* Description of the task
Take the line containing "Recreate this image", the line containing "0.003, 0.002, 0.002, 0.002, 0.0]", and all lines between them, and transcribe them exactly. Leave out pictures.

-------- Record set --------

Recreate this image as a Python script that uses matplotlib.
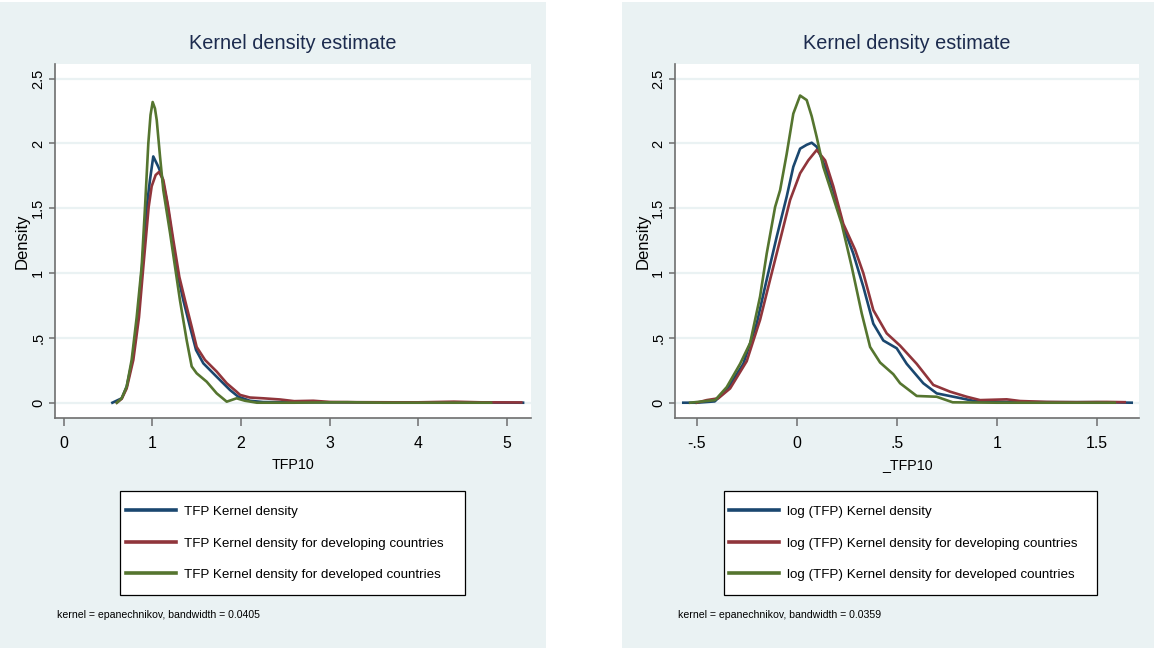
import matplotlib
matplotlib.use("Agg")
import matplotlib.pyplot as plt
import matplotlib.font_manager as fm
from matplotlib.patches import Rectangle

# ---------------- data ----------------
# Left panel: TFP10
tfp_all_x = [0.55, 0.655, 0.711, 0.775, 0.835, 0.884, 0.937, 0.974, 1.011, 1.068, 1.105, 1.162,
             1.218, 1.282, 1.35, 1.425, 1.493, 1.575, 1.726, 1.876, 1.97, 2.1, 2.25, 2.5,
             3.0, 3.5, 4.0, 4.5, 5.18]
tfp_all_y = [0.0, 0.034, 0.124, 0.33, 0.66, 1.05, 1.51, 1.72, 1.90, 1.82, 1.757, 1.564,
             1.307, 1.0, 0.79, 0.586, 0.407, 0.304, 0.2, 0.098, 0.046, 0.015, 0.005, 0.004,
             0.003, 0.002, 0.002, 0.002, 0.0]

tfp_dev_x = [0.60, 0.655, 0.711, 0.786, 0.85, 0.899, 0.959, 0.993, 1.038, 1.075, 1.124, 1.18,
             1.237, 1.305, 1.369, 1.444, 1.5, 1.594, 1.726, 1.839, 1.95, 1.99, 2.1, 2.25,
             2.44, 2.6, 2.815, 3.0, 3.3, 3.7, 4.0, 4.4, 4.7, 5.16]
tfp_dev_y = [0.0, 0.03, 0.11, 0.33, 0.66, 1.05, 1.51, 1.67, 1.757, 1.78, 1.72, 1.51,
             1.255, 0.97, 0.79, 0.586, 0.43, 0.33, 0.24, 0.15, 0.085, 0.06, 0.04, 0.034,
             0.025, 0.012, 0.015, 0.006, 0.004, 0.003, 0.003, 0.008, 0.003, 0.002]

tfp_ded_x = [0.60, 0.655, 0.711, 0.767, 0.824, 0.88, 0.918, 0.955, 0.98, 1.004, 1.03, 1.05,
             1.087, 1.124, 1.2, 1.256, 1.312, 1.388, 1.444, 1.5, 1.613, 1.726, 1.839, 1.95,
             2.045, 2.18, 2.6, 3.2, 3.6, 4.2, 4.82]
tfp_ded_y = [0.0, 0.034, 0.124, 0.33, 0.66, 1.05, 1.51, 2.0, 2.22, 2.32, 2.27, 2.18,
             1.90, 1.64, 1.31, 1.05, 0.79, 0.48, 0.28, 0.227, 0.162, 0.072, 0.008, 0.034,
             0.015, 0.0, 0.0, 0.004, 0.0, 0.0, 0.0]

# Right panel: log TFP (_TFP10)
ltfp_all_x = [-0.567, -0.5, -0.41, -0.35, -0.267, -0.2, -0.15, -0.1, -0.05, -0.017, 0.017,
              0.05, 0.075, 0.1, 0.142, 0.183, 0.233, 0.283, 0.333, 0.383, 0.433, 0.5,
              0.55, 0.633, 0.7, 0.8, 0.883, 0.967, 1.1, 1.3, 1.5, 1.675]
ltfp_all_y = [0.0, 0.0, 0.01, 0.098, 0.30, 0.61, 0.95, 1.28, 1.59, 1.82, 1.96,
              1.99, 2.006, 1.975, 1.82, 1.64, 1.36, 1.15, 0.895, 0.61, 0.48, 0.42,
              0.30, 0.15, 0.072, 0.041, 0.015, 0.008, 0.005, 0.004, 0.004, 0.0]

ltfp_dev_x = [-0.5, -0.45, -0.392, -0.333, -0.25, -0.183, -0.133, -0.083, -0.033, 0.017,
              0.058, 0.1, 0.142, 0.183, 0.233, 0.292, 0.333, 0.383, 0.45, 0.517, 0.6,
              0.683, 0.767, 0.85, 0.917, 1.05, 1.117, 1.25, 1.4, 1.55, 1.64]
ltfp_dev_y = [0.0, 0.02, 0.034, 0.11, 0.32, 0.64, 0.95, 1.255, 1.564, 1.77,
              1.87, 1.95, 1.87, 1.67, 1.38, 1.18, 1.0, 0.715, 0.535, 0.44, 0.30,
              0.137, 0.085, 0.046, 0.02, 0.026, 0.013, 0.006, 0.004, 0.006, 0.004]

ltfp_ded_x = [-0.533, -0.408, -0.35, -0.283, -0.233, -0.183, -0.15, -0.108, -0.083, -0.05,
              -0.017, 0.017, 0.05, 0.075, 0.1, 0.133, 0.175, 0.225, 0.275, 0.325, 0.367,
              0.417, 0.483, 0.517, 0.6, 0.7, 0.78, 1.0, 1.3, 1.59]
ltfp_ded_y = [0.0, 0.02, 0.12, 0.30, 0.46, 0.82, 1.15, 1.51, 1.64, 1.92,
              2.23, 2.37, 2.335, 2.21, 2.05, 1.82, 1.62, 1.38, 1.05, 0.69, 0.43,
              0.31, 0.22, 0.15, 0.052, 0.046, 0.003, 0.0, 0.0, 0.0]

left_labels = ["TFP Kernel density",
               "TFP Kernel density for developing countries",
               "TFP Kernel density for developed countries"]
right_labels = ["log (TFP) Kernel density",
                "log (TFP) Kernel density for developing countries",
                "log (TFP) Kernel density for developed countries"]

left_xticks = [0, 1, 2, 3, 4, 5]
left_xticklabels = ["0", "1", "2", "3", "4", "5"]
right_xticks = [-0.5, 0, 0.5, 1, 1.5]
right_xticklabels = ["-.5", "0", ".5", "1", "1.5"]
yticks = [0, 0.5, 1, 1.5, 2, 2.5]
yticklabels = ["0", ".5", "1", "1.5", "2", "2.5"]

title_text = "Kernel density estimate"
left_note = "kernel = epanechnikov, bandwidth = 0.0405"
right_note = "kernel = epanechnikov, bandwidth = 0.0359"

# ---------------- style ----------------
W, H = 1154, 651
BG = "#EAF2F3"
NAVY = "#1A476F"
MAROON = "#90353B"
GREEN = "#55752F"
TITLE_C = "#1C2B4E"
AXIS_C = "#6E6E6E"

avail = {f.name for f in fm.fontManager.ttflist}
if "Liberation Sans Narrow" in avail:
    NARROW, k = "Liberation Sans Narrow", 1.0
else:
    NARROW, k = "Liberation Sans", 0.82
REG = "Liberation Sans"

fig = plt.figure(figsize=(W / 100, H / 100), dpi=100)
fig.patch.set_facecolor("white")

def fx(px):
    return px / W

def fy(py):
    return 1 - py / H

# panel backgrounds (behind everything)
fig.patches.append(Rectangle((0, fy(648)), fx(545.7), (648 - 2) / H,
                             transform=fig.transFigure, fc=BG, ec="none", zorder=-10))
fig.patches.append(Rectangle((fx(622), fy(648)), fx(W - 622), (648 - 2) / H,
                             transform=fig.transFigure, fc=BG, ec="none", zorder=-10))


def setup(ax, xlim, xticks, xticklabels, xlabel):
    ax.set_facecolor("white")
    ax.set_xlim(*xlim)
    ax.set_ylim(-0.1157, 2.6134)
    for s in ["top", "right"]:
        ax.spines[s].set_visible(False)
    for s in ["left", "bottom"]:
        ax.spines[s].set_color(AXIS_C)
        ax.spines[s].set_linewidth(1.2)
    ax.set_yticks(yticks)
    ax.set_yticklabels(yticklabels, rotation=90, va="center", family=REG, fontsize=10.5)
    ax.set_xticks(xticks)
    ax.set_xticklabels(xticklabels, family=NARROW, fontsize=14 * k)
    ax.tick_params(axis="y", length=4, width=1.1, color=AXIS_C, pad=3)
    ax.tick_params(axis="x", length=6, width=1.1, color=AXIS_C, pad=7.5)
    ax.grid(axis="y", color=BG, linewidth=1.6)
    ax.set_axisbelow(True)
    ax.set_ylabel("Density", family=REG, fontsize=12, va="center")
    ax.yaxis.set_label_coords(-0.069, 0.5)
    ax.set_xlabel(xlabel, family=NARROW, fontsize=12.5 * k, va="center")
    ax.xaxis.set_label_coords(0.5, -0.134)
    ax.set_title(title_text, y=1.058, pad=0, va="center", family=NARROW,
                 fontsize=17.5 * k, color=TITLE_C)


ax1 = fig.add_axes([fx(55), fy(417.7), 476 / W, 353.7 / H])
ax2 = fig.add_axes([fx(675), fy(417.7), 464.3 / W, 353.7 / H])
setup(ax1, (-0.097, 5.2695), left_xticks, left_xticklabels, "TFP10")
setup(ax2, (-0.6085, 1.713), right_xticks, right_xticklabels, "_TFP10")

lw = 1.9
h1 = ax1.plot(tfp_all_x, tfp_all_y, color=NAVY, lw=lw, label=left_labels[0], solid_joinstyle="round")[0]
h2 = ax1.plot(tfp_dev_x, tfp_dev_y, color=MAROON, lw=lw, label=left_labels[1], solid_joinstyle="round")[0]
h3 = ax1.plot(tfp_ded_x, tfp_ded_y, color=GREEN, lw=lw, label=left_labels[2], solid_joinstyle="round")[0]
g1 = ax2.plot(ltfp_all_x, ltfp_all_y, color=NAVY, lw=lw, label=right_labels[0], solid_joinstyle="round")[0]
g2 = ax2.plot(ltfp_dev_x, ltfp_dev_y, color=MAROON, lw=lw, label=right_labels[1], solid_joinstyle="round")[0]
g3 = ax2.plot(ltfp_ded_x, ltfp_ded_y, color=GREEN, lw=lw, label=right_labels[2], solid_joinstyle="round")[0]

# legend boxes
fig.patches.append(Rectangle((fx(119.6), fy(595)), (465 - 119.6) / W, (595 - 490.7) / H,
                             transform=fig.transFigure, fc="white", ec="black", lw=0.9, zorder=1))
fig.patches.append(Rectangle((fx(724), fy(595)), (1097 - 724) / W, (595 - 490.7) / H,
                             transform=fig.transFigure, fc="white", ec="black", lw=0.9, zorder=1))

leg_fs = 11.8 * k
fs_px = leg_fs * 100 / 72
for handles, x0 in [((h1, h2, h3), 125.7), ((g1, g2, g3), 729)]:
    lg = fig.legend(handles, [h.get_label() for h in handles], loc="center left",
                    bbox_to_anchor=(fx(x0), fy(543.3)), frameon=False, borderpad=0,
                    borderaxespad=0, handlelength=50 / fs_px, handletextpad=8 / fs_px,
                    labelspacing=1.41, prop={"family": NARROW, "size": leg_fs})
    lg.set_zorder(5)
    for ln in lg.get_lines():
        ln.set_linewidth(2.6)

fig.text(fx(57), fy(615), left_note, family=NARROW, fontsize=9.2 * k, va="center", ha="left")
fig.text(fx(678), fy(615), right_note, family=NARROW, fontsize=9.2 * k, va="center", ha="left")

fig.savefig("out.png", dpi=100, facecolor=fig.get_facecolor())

--------
-------- Record set --------

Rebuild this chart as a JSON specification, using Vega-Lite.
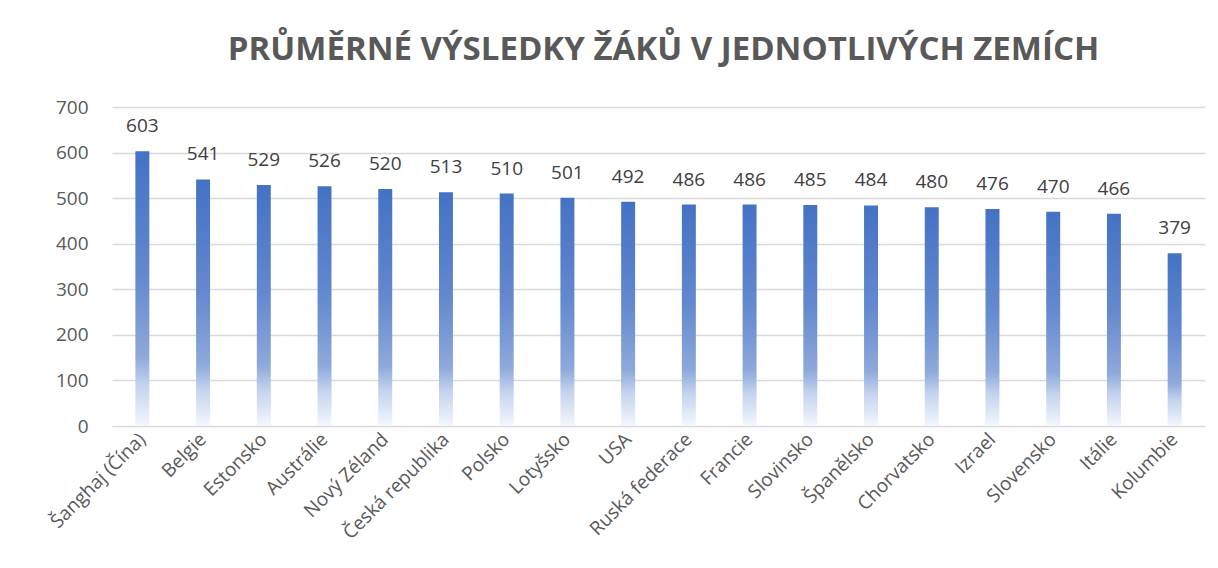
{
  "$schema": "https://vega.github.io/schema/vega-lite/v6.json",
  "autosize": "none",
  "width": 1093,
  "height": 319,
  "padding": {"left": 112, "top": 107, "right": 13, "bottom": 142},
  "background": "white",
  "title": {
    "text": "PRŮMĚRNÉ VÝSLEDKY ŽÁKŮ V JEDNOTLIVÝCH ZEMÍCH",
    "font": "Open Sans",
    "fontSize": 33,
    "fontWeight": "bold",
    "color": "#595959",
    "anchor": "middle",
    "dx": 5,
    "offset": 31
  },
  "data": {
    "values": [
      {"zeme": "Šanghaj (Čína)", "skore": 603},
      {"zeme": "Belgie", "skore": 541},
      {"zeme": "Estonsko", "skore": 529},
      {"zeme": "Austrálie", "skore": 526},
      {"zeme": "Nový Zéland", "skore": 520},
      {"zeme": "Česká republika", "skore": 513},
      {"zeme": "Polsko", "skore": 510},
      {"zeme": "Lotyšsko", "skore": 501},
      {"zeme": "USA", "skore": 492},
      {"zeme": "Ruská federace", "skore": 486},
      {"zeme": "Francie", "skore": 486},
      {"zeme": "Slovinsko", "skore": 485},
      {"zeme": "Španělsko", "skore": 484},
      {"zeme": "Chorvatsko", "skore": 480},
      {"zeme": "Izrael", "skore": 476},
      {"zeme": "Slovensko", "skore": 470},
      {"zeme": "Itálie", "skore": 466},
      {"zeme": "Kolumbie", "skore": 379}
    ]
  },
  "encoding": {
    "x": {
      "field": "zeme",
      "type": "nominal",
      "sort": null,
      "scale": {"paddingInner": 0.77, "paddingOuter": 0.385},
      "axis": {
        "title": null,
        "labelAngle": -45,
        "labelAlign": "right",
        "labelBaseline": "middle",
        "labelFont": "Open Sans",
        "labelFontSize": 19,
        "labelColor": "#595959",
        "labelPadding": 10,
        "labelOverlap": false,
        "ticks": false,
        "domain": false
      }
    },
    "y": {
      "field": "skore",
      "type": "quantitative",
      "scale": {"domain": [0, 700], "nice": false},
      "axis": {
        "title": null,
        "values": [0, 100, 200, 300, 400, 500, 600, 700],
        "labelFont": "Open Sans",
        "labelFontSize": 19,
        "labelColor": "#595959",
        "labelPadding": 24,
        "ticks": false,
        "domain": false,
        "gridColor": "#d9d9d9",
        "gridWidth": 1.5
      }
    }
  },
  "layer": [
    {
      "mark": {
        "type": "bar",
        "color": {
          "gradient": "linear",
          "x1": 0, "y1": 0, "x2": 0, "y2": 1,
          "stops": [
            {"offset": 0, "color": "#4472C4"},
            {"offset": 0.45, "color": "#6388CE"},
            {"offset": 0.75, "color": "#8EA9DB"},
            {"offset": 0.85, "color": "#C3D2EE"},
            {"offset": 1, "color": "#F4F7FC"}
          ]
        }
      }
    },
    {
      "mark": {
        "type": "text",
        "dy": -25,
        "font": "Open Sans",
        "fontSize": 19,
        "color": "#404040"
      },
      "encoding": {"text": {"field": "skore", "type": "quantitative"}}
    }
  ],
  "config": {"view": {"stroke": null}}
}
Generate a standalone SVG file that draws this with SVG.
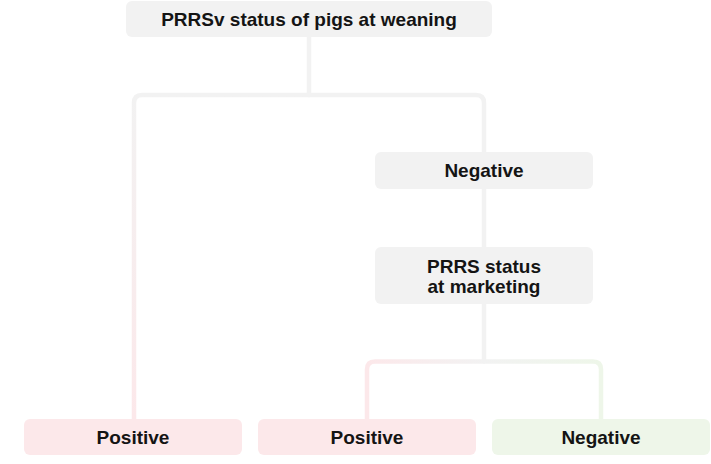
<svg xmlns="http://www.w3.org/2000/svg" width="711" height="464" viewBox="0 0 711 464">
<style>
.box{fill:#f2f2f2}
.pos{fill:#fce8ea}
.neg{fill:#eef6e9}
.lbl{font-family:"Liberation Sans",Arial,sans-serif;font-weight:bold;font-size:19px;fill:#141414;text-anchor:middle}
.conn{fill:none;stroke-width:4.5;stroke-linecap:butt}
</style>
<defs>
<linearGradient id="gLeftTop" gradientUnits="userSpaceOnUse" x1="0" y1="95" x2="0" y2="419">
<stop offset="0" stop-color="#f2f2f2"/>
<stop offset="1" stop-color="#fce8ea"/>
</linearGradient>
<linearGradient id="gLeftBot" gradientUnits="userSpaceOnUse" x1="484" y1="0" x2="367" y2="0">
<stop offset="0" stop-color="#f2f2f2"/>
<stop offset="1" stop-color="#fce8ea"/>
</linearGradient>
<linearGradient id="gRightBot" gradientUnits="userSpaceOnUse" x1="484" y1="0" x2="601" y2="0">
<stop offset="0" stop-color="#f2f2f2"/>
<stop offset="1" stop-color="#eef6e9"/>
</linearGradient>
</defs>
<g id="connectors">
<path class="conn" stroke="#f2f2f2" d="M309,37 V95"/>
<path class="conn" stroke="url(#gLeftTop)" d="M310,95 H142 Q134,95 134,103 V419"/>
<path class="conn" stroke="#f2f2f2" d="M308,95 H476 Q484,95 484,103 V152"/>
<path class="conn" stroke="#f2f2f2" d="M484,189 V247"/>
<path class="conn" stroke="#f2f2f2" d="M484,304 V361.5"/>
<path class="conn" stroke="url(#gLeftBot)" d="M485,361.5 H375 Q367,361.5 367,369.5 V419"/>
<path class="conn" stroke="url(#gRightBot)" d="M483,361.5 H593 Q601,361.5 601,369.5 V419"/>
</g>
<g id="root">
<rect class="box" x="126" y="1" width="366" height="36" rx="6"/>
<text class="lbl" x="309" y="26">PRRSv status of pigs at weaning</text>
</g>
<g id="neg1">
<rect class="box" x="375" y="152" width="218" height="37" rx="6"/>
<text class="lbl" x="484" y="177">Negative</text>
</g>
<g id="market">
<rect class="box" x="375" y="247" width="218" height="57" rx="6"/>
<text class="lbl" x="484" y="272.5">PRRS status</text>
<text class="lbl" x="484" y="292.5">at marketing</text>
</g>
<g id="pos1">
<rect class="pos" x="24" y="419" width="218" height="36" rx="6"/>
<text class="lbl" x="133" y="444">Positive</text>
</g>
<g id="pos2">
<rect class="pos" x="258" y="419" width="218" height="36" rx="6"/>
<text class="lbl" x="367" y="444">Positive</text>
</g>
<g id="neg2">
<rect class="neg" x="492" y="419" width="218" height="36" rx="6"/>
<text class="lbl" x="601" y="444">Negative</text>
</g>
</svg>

--------

* Output of the exercise
Recreate this image as a Python script that uses matplotlib.
import matplotlib
matplotlib.use("Agg")
import matplotlib.pyplot as plt
import matplotlib.font_manager as fm
from matplotlib.patches import Rectangle

# ---------------- data ----------------
# Left panel: TFP10
tfp_all_x = [0.55, 0.655, 0.711, 0.775, 0.835, 0.884, 0.937, 0.974, 1.011, 1.068, 1.105, 1.162,
             1.218, 1.282, 1.35, 1.425, 1.493, 1.575, 1.726, 1.876, 1.97, 2.1, 2.25, 2.5,
             3.0, 3.5, 4.0, 4.5, 5.18]
tfp_all_y = [0.0, 0.034, 0.124, 0.33, 0.66, 1.05, 1.51, 1.72, 1.90, 1.82, 1.757, 1.564,
             1.307, 1.0, 0.79, 0.586, 0.407, 0.304, 0.2, 0.098, 0.046, 0.015, 0.005, 0.004,
             0.003, 0.002, 0.002, 0.002, 0.0]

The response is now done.